● CHALLENGE: Write the data below out exactly as it stands. Do not include the pictures.

── RECORDED DATA ──

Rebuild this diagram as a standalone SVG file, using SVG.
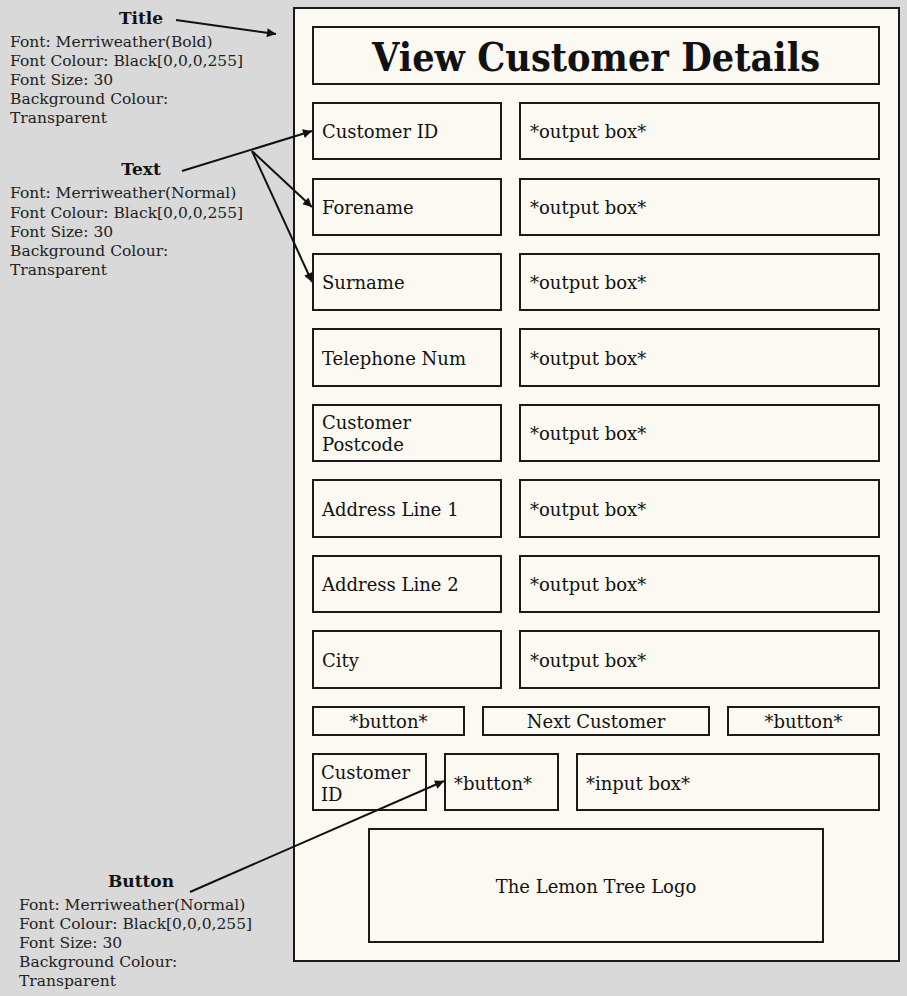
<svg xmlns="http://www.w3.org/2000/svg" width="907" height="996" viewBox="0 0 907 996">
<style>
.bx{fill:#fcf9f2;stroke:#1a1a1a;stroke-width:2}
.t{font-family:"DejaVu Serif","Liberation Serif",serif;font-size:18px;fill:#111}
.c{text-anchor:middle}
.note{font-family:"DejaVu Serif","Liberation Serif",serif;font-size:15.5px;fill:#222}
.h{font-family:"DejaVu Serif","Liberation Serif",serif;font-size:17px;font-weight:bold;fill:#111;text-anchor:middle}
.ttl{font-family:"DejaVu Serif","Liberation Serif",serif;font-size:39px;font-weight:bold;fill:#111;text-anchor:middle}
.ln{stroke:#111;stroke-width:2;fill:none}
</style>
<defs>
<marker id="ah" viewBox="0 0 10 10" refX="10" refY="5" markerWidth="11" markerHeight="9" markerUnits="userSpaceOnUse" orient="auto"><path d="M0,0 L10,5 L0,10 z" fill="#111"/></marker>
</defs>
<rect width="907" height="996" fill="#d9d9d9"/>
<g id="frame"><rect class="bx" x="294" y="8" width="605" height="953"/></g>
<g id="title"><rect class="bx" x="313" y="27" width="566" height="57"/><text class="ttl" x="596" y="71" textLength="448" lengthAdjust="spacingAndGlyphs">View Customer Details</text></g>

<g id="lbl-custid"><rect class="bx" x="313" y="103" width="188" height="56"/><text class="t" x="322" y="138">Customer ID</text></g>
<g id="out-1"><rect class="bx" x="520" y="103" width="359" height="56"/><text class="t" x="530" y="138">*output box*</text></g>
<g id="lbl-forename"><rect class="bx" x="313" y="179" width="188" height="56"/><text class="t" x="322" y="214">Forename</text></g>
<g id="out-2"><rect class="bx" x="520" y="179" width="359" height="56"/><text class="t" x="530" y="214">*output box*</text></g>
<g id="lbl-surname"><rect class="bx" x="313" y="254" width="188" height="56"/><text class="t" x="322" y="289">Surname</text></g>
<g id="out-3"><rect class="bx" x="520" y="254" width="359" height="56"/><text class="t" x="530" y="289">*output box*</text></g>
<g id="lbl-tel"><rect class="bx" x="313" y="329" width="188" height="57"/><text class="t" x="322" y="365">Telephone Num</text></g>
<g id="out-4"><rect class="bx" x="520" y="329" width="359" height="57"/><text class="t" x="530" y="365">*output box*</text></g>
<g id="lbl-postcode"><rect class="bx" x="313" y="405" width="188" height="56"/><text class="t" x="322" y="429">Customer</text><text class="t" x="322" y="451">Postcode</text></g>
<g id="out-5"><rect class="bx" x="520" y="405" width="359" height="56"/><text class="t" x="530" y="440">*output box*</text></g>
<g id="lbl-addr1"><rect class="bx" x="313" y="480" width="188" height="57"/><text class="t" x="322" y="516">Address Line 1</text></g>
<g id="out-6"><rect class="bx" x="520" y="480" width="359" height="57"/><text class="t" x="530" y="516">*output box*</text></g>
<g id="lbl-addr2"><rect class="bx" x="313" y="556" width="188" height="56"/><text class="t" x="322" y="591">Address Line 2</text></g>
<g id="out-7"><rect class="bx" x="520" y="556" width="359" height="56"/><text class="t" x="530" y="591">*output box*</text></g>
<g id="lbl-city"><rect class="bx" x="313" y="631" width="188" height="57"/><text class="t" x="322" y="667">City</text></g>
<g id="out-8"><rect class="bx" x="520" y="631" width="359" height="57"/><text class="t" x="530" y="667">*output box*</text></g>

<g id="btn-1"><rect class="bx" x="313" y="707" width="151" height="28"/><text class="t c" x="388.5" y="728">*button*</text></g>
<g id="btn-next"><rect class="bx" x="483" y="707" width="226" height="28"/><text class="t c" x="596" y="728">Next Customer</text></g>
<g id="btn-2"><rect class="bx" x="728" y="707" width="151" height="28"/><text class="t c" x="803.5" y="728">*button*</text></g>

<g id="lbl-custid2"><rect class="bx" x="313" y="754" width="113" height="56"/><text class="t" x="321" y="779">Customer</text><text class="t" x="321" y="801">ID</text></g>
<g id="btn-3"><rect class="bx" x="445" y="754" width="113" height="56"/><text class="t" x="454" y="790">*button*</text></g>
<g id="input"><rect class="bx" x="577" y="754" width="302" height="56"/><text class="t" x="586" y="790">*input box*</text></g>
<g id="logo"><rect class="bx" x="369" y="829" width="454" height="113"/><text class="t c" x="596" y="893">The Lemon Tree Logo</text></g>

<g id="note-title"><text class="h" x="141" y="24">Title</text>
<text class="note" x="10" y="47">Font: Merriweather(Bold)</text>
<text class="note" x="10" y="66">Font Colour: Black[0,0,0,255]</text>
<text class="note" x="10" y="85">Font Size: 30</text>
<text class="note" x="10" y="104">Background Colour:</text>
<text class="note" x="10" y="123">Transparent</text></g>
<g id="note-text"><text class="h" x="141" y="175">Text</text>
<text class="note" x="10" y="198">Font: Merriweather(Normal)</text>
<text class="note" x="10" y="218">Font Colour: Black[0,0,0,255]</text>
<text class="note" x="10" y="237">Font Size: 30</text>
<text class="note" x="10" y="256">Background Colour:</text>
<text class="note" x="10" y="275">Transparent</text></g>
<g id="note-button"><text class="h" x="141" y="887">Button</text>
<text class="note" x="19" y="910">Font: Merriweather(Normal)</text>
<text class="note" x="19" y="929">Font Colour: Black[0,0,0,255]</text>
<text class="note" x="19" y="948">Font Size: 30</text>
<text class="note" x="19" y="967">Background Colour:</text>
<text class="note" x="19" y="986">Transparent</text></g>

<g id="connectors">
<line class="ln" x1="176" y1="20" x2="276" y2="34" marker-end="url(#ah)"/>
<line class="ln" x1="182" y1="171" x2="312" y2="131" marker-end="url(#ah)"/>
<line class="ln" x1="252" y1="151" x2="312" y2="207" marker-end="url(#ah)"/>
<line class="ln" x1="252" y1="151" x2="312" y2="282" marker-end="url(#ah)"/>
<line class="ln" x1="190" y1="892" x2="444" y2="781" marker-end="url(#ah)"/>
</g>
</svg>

───

● SOLUTION:
Rebuild this diagram as a standalone SVG file, using SVG.
<svg xmlns="http://www.w3.org/2000/svg" width="907" height="996" viewBox="0 0 907 996">
<style>
.bx{fill:#fcf9f2;stroke:#1a1a1a;stroke-width:2}
.t{font-family:"DejaVu Serif","Liberation Serif",serif;font-size:18px;fill:#111}
.c{text-anchor:middle}
.note{font-family:"DejaVu Serif","Liberation Serif",serif;font-size:15.5px;fill:#222}
.h{font-family:"DejaVu Serif","Liberation Serif",serif;font-size:17px;font-weight:bold;fill:#111;text-anchor:middle}
.ttl{font-family:"DejaVu Serif","Liberation Serif",serif;font-size:39px;font-weight:bold;fill:#111;text-anchor:middle}
.ln{stroke:#111;stroke-width:2;fill:none}
</style>
<defs>
<marker id="ah" viewBox="0 0 10 10" refX="10" refY="5" markerWidth="11" markerHeight="9" markerUnits="userSpaceOnUse" orient="auto"><path d="M0,0 L10,5 L0,10 z" fill="#111"/></marker>
</defs>
<rect width="907" height="996" fill="#d9d9d9"/>
<g id="frame"><rect class="bx" x="294" y="8" width="605" height="953"/></g>
<g id="title"><rect class="bx" x="313" y="27" width="566" height="57"/><text class="ttl" x="596" y="71" textLength="448" lengthAdjust="spacingAndGlyphs">View Customer Details</text></g>

<g id="lbl-custid"><rect class="bx" x="313" y="103" width="188" height="56"/><text class="t" x="322" y="138">Customer ID</text></g>
<g id="out-1"><rect class="bx" x="520" y="103" width="359" height="56"/><text class="t" x="530" y="138">*output box*</text></g>
<g id="lbl-forename"><rect class="bx" x="313" y="179" width="188" height="56"/><text class="t" x="322" y="214">Forename</text></g>
<g id="out-2"><rect class="bx" x="520" y="179" width="359" height="56"/><text class="t" x="530" y="214">*output box*</text></g>
<g id="lbl-surname"><rect class="bx" x="313" y="254" width="188" height="56"/><text class="t" x="322" y="289">Surname</text></g>
<g id="out-3"><rect class="bx" x="520" y="254" width="359" height="56"/><text class="t" x="530" y="289">*output box*</text></g>
<g id="lbl-tel"><rect class="bx" x="313" y="329" width="188" height="57"/><text class="t" x="322" y="365">Telephone Num</text></g>
<g id="out-4"><rect class="bx" x="520" y="329" width="359" height="57"/><text class="t" x="530" y="365">*output box*</text></g>
<g id="lbl-postcode"><rect class="bx" x="313" y="405" width="188" height="56"/><text class="t" x="322" y="429">Customer</text><text class="t" x="322" y="451">Postcode</text></g>
<g id="out-5"><rect class="bx" x="520" y="405" width="359" height="56"/><text class="t" x="530" y="440">*output box*</text></g>
<g id="lbl-addr1"><rect class="bx" x="313" y="480" width="188" height="57"/><text class="t" x="322" y="516">Address Line 1</text></g>
<g id="out-6"><rect class="bx" x="520" y="480" width="359" height="57"/><text class="t" x="530" y="516">*output box*</text></g>
<g id="lbl-addr2"><rect class="bx" x="313" y="556" width="188" height="56"/><text class="t" x="322" y="591">Address Line 2</text></g>
<g id="out-7"><rect class="bx" x="520" y="556" width="359" height="56"/><text class="t" x="530" y="591">*output box*</text></g>
<g id="lbl-city"><rect class="bx" x="313" y="631" width="188" height="57"/><text class="t" x="322" y="667">City</text></g>
<g id="out-8"><rect class="bx" x="520" y="631" width="359" height="57"/><text class="t" x="530" y="667">*output box*</text></g>

<g id="btn-1"><rect class="bx" x="313" y="707" width="151" height="28"/><text class="t c" x="388.5" y="728">*button*</text></g>
<g id="btn-next"><rect class="bx" x="483" y="707" width="226" height="28"/><text class="t c" x="596" y="728">Next Customer</text></g>
<g id="btn-2"><rect class="bx" x="728" y="707" width="151" height="28"/><text class="t c" x="803.5" y="728">*button*</text></g>

<g id="lbl-custid2"><rect class="bx" x="313" y="754" width="113" height="56"/><text class="t" x="321" y="779">Customer</text><text class="t" x="321" y="801">ID</text></g>
<g id="btn-3"><rect class="bx" x="445" y="754" width="113" height="56"/><text class="t" x="454" y="790">*button*</text></g>
<g id="input"><rect class="bx" x="577" y="754" width="302" height="56"/><text class="t" x="586" y="790">*input box*</text></g>
<g id="logo"><rect class="bx" x="369" y="829" width="454" height="113"/><text class="t c" x="596" y="893">The Lemon Tree Logo</text></g>

<g id="note-title"><text class="h" x="141" y="24">Title</text>
<text class="note" x="10" y="47">Font: Merriweather(Bold)</text>
<text class="note" x="10" y="66">Font Colour: Black[0,0,0,255]</text>
<text class="note" x="10" y="85">Font Size: 30</text>
<text class="note" x="10" y="104">Background Colour:</text>
<text class="note" x="10" y="123">Transparent</text></g>
<g id="note-text"><text class="h" x="141" y="175">Text</text>
<text class="note" x="10" y="198">Font: Merriweather(Normal)</text>
<text class="note" x="10" y="218">Font Colour: Black[0,0,0,255]</text>
<text class="note" x="10" y="237">Font Size: 30</text>
<text class="note" x="10" y="256">Background Colour:</text>
<text class="note" x="10" y="275">Transparent</text></g>
<g id="note-button"><text class="h" x="141" y="887">Button</text>
<text class="note" x="19" y="910">Font: Merriweather(Normal)</text>
<text class="note" x="19" y="929">Font Colour: Black[0,0,0,255]</text>
<text class="note" x="19" y="948">Font Size: 30</text>
<text class="note" x="19" y="967">Background Colour:</text>
<text class="note" x="19" y="986">Transparent</text></g>

<g id="connectors">
<line class="ln" x1="176" y1="20" x2="276" y2="34" marker-end="url(#ah)"/>
<line class="ln" x1="182" y1="171" x2="312" y2="131" marker-end="url(#ah)"/>
<line class="ln" x1="252" y1="151" x2="312" y2="207" marker-end="url(#ah)"/>
<line class="ln" x1="252" y1="151" x2="312" y2="282" marker-end="url(#ah)"/>
<line class="ln" x1="190" y1="892" x2="444" y2="781" marker-end="url(#ah)"/>
</g>
</svg>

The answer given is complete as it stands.